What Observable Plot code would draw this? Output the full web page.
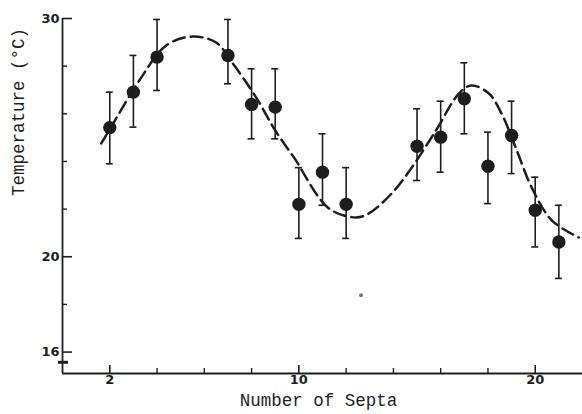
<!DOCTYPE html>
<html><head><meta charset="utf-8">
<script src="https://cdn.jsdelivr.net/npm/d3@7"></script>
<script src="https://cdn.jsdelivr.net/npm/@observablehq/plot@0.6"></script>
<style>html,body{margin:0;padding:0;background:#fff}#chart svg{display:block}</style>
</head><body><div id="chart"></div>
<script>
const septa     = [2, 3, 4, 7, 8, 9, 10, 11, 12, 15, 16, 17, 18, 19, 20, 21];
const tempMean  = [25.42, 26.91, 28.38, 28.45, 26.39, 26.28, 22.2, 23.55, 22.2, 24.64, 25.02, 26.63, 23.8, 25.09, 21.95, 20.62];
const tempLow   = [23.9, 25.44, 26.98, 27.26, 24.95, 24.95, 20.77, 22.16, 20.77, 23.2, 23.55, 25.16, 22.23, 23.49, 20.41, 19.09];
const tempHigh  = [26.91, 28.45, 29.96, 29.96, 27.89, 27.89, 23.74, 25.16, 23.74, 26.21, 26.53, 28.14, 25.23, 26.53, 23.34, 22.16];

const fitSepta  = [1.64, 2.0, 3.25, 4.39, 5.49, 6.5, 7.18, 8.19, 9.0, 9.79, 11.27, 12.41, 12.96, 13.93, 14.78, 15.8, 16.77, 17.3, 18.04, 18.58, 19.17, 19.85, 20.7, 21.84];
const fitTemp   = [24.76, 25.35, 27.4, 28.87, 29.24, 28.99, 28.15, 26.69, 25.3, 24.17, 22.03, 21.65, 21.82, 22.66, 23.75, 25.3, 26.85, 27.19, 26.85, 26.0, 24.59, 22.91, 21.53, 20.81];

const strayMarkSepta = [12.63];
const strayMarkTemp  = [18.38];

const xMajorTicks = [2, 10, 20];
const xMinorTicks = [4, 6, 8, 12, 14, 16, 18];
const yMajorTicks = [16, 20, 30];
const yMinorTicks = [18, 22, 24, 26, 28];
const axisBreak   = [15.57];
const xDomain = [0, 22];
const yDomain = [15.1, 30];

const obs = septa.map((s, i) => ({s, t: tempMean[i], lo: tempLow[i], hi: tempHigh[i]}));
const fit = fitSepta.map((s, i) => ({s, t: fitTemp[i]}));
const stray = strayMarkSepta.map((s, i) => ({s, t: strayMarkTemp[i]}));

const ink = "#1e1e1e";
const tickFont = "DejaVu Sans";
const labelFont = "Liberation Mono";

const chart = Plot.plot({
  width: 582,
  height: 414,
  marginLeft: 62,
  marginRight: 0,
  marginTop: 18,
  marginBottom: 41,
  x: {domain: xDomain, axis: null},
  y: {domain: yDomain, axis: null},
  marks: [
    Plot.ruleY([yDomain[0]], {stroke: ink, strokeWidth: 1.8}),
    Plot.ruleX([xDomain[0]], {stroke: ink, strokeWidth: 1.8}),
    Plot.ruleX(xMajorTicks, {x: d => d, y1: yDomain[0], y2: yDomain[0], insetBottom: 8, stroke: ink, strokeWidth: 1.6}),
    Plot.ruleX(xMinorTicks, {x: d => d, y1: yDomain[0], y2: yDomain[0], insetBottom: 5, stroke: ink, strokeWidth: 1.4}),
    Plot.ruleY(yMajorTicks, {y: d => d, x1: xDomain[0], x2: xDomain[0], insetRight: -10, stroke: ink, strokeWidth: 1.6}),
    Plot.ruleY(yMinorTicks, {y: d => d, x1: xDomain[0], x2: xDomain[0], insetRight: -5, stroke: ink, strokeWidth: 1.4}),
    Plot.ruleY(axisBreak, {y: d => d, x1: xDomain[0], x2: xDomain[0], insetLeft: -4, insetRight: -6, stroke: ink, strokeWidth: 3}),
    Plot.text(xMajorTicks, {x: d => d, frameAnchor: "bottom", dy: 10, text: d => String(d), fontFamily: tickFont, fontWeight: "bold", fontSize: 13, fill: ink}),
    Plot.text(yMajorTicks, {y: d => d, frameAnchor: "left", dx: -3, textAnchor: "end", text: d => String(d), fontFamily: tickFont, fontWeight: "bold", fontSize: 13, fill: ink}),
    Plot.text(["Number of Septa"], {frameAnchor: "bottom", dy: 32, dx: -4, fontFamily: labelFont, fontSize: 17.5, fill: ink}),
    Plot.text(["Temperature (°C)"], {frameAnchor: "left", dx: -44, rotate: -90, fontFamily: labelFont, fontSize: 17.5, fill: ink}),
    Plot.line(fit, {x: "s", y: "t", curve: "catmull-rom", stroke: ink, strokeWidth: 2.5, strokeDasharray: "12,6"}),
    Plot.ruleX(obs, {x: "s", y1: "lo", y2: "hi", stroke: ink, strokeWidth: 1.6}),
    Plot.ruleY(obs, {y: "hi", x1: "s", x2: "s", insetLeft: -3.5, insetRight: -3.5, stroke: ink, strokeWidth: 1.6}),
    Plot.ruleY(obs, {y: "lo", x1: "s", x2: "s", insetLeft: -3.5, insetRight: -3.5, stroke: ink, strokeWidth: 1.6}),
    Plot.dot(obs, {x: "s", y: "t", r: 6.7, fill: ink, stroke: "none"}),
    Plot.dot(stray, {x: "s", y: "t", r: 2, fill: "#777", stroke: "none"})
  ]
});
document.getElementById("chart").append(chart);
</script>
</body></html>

******************************

Written exercise -> Skip every picture and return the lines above from the top through the one that contains "26.53, 23.34, 22.16];".

Answer to the task ->
What Observable Plot code would draw this? Output the full web page.
<!DOCTYPE html>
<html><head><meta charset="utf-8">
<script src="https://cdn.jsdelivr.net/npm/d3@7"></script>
<script src="https://cdn.jsdelivr.net/npm/@observablehq/plot@0.6"></script>
<style>html,body{margin:0;padding:0;background:#fff}#chart svg{display:block}</style>
</head><body><div id="chart"></div>
<script>
const septa     = [2, 3, 4, 7, 8, 9, 10, 11, 12, 15, 16, 17, 18, 19, 20, 21];
const tempMean  = [25.42, 26.91, 28.38, 28.45, 26.39, 26.28, 22.2, 23.55, 22.2, 24.64, 25.02, 26.63, 23.8, 25.09, 21.95, 20.62];
const tempLow   = [23.9, 25.44, 26.98, 27.26, 24.95, 24.95, 20.77, 22.16, 20.77, 23.2, 23.55, 25.16, 22.23, 23.49, 20.41, 19.09];
const tempHigh  = [26.91, 28.45, 29.96, 29.96, 27.89, 27.89, 23.74, 25.16, 23.74, 26.21, 26.53, 28.14, 25.23, 26.53, 23.34, 22.16];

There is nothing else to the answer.